Establishing the Global System of Tamkang Futures Studies
With a view to accelerating the promotion of Futures Studies teaching and research, Tamkang University established a Division of Futures Studies in the University’s Educational Development Center in 1995. The Division is in charge of planning a Futures Studies system. It is responsible not only for the planning of the university’s Futures Studies curricula, but also for the promotion of a Futures Studies movement in Taiwan, Asia, and around the globe. In its two-year history, the Division has prepared several enhancements of the existing Futures Studies interests of the University as follows:
- To establish good relations between Tamkang University and the World Future Society (WFS) and the World Futures Studies Federation (WFSF).

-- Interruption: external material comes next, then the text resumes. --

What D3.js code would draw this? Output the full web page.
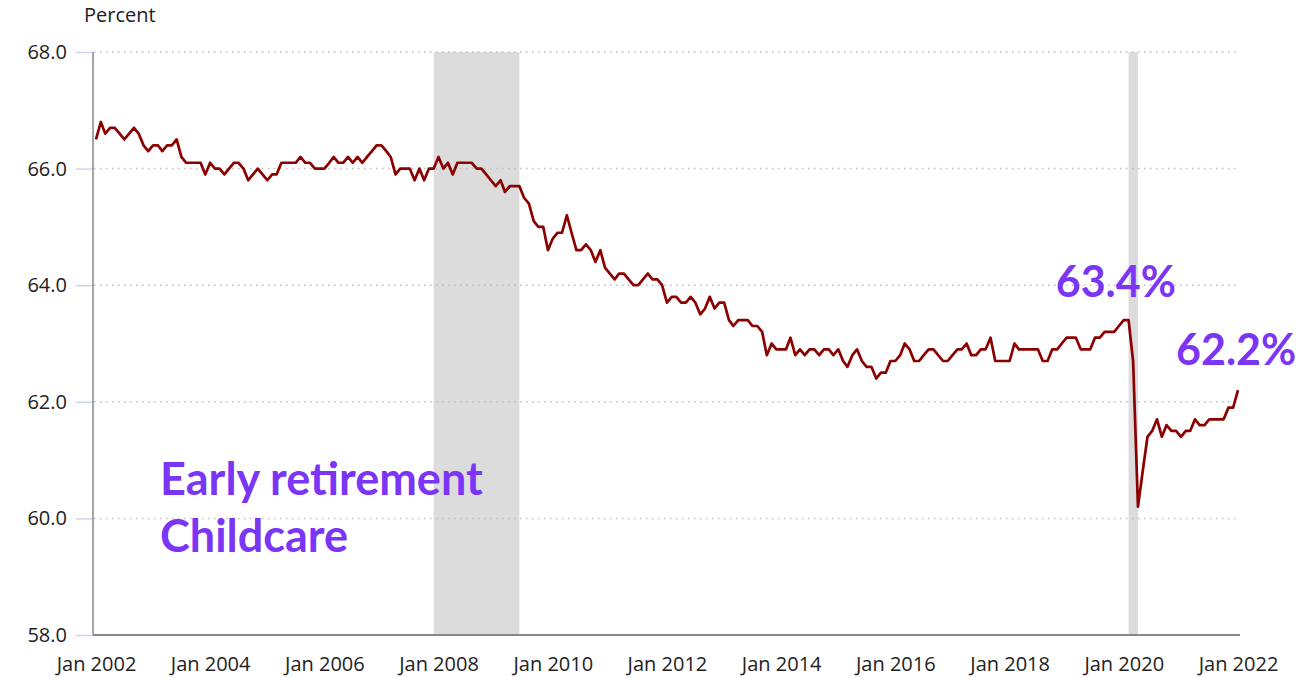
<!DOCTYPE html>
<html>
<head>
<meta charset="utf-8">
<script src="https://cdn.jsdelivr.net/npm/d3@7"></script>
<style>
  body { margin: 0; background: #fff; }
  text { font-family: "Open Sans", sans-serif; }
</style>
</head>
<body>
<script>
// labor force participation rate, monthly, Jan 2002 .. Jan 2022
var startYear = 2002;
var rate = [
  66.5, 66.8, 66.6, 66.7, 66.7, 66.6, 66.5, 66.6, 66.7, 66.6, 66.4, 66.3,
  66.4, 66.4, 66.3, 66.4, 66.4, 66.5, 66.2, 66.1, 66.1, 66.1, 66.1, 65.9,
  66.1, 66.0, 66.0, 65.9, 66.0, 66.1, 66.1, 66.0, 65.8, 65.9, 66.0, 65.9,
  65.8, 65.9, 65.9, 66.1, 66.1, 66.1, 66.1, 66.2, 66.1, 66.1, 66.0, 66.0,
  66.0, 66.1, 66.2, 66.1, 66.1, 66.2, 66.1, 66.2, 66.1, 66.2, 66.3, 66.4,
  66.4, 66.3, 66.2, 65.9, 66.0, 66.0, 66.0, 65.8, 66.0, 65.8, 66.0, 66.0,
  66.2, 66.0, 66.1, 65.9, 66.1, 66.1, 66.1, 66.1, 66.0, 66.0, 65.9, 65.8,
  65.7, 65.8, 65.6, 65.7, 65.7, 65.7, 65.5, 65.4, 65.1, 65.0, 65.0, 64.6,
  64.8, 64.9, 64.9, 65.2, 64.9, 64.6, 64.6, 64.7, 64.6, 64.4, 64.6, 64.3,
  64.2, 64.1, 64.2, 64.2, 64.1, 64.0, 64.0, 64.1, 64.2, 64.1, 64.1, 64.0,
  63.7, 63.8, 63.8, 63.7, 63.7, 63.8, 63.7, 63.5, 63.6, 63.8, 63.6, 63.7,
  63.7, 63.4, 63.3, 63.4, 63.4, 63.4, 63.3, 63.3, 63.2, 62.8, 63.0, 62.9,
  62.9, 62.9, 63.1, 62.8, 62.9, 62.8, 62.9, 62.9, 62.8, 62.9, 62.9, 62.8,
  62.9, 62.7, 62.6, 62.8, 62.9, 62.7, 62.6, 62.6, 62.4, 62.5, 62.5, 62.7,
  62.7, 62.8, 63.0, 62.9, 62.7, 62.7, 62.8, 62.9, 62.9, 62.8, 62.7, 62.7,
  62.8, 62.9, 62.9, 63.0, 62.8, 62.8, 62.9, 62.9, 63.1, 62.7, 62.7, 62.7,
  62.7, 63.0, 62.9, 62.9, 62.9, 62.9, 62.9, 62.7, 62.7, 62.9, 62.9, 63.0,
  63.1, 63.1, 63.1, 62.9, 62.9, 62.9, 63.1, 63.1, 63.2, 63.2, 63.2, 63.3,
  63.4, 63.4, 62.7, 60.2, 60.8, 61.4, 61.5, 61.7, 61.4, 61.6, 61.5, 61.5,
  61.4, 61.5, 61.5, 61.7, 61.6, 61.6, 61.7, 61.7, 61.7, 61.7, 61.9, 61.9,
  62.2
];

// recessions (start, end)
var recessions = [["2007-12-01", "2009-06-01"], ["2020-02-01", "2020-04-01"]];

var yTicks = [58, 60, 62, 64, 66, 68];
var xTickYears = [2002, 2004, 2006, 2008, 2010, 2012, 2014, 2016, 2018, 2020, 2022];

var notes = ["Early retirement", "Childcare"];
var peakDate = new Date(2020, 0, 1);

var width = 1301, height = 678;
var purple = "#7b35f5";

var data = rate.map(function(v, i) {
  return { date: new Date(startYear, i, 1), value: v };
});

var svg = d3.select("body").append("svg")
  .attr("width", width)
  .attr("height", height);

var x = d3.scaleTime()
  .domain([new Date(2002, 0, 1), new Date(2022, 0, 1)])
  .range([96, 1238]);
var y = d3.scaleLinear().domain([58, 68]).range([635, 52]);

var parse = d3.timeParse("%Y-%m-%d");

// shaded recessions
svg.selectAll("rect.rec")
  .data(recessions)
  .enter().append("rect")
  .attr("class", "rec")
  .attr("x", function(d) { return x(parse(d[0])); })
  .attr("width", function(d) { return x(parse(d[1])) - x(parse(d[0])); })
  .attr("y", y(68))
  .attr("height", y(58) - y(68))
  .attr("fill", "#dcdcdc");

// dotted grid
svg.selectAll("line.grid")
  .data(yTicks.filter(function(t) { return t > 58; }))
  .enter().append("line")
  .attr("class", "grid")
  .attr("x1", 94).attr("x2", 1238)
  .attr("y1", function(d) { return y(d); })
  .attr("y2", function(d) { return y(d); })
  .attr("stroke", "#bdbdbd")
  .attr("stroke-width", 1.5)
  .attr("stroke-dasharray", "1.5,4.5");

// y axis
var yAxis = svg.append("g")
  .attr("transform", "translate(93,0)")
  .call(d3.axisLeft(y).tickValues(yTicks).tickFormat(d3.format(".1f")).tickSize(17).tickPadding(9));
yAxis.select(".domain").remove();
yAxis.selectAll(".tick line").attr("stroke", "#ccd6eb").attr("stroke-width", 1.5);
yAxis.selectAll(".tick text")
  .attr("fill", "#222")
  .style("font-size", "20px")
  .style("font-family", "'Open Sans', sans-serif");

svg.append("line")
  .attr("x1", 93).attr("x2", 93)
  .attr("y1", y(68)).attr("y2", y(58))
  .attr("stroke", "#888").attr("stroke-width", 1.5);

// x axis
var xAxis = svg.append("g")
  .attr("transform", "translate(0," + y(58) + ")")
  .call(d3.axisBottom(x)
    .tickValues(xTickYears.map(function(yr) { return new Date(yr, 0, 1); }))
    .tickFormat(d3.timeFormat("%b %Y"))
    .tickSize(0).tickPadding(22));
xAxis.select(".domain").remove();
xAxis.selectAll(".tick text")
  .attr("fill", "#222")
  .style("font-size", "20px")
  .style("font-family", "'Open Sans', sans-serif");

svg.append("line")
  .attr("x1", 93).attr("x2", 1240)
  .attr("y1", y(58)).attr("y2", y(58))
  .attr("stroke", "#888").attr("stroke-width", 2);

svg.append("text")
  .attr("x", 84).attr("y", 22)
  .attr("fill", "#222")
  .style("font-size", "20px")
  .text("Percent");

// the series
var line = d3.line()
  .x(function(d) { return x(d.date); })
  .y(function(d) { return y(d.value); });

svg.append("path")
  .datum(data)
  .attr("fill", "none")
  .attr("stroke", "#8b0000")
  .attr("stroke-width", 2.7)
  .attr("stroke-linejoin", "round")
  .attr("d", line);

// annotations
var peak = data.filter(function(d) { return +d.date === +peakDate; })[0];
var last = data[data.length - 1];

svg.append("text")
  .attr("x", x(peak.date) - 68).attr("y", 297)
  .attr("fill", purple)
  .style("font-family", "Lato, sans-serif").style("font-weight", "bold").style("font-size", "43px")
  .text(peak.value.toFixed(1) + "%");

svg.append("text")
  .attr("x", x(last.date) - 62).attr("y", 365)
  .attr("fill", purple)
  .style("font-family", "Lato, sans-serif").style("font-weight", "bold").style("font-size", "43px")
  .text(last.value.toFixed(1) + "%");

svg.selectAll("text.note")
  .data(notes)
  .enter().append("text")
  .attr("class", "note")
  .attr("x", 160)
  .attr("y", function(d, i) { return 495 + i * 57; })
  .attr("fill", purple)
  .style("font-family", "Lato, sans-serif").style("font-weight", "bold").style("font-size", "45px")
  .text(function(d) { return d; });
</script>
</body>
</html>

- As a follow-up to sending two of our full-time professors to attend the annual convention on Futures Studies four years ago, we have selected two students and sent them on a delegation led by a professor to attend the annual convention, thus cultivating students’ ability to participate in the international conferences, encouraging faculty members to present papers at the conferences, and collecting the latest first-hand information and materials.
- To publish books on futures studies in a series entitled “The Great Futures Series.” So far we are on the process of publishing for the Series such books as Futures Studies; Winners in the Year 3,000; Great Trends of Asian Economy; Economy Futures Studies; Global Economy Futures Studies; etc. Moreover, Another Kind of Future is expected to be published at year end.
- To set up systematically a Futures Studies library. Currently we have purchased two thousand volumes of books from the WFS, actively expand our lines of collecting information, and file the summaries of world’s major dissertations on Futures Studies.
- To continue publishing the Journal of Futures Studies, a scholarly journal in English. Up to the present, we have issued two numbers. Besides, we are going to publish a newsletter entitled The Great Futures so as to exchange information on Futures Studies and to keep contacts with people concerned.
- We are preparing an annual “week of Futures Studies” to introduce major themes on Futures Studies to on- and off- campus people, who are concerned about Futures Studies. This year’s main theme is “The New Futures: Values and Culture.”